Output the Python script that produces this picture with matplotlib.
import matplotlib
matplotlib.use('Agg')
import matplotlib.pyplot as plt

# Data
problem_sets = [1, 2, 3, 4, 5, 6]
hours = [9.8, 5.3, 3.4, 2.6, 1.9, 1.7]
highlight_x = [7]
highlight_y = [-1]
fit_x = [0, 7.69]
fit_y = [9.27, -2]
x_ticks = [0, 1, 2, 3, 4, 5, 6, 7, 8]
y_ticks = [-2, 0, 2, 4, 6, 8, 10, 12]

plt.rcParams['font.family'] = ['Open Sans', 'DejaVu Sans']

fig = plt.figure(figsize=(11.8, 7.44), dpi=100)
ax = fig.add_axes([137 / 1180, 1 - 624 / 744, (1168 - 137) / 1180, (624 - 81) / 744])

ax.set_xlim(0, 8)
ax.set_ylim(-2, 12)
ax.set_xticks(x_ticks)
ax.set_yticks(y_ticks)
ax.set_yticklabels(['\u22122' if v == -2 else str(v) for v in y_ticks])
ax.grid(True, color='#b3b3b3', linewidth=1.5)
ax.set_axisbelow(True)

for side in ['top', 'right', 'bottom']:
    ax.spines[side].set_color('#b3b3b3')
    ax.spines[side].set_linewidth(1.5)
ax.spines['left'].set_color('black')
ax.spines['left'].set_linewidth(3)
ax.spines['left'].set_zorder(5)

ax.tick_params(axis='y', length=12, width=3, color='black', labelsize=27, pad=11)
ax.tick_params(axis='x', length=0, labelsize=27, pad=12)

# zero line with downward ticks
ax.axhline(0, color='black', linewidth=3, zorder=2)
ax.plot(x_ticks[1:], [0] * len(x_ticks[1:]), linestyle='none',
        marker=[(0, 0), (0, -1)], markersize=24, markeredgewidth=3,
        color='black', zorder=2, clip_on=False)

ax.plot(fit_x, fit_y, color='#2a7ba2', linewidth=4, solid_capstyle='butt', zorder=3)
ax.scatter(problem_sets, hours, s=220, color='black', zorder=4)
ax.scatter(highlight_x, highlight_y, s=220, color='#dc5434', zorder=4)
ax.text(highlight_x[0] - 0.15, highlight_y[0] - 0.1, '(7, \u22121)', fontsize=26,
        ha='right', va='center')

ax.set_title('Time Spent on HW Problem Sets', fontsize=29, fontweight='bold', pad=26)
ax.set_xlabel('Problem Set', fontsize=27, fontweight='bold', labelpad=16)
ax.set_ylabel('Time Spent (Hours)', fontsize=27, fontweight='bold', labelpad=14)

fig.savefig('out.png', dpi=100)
────────
:: Problem ::
Each line that holds the word "matplotlib" is to be copied.

:: Result ::
Output the Python script that produces this picture with matplotlib.
import matplotlib
matplotlib.use('Agg')
import matplotlib.pyplot as plt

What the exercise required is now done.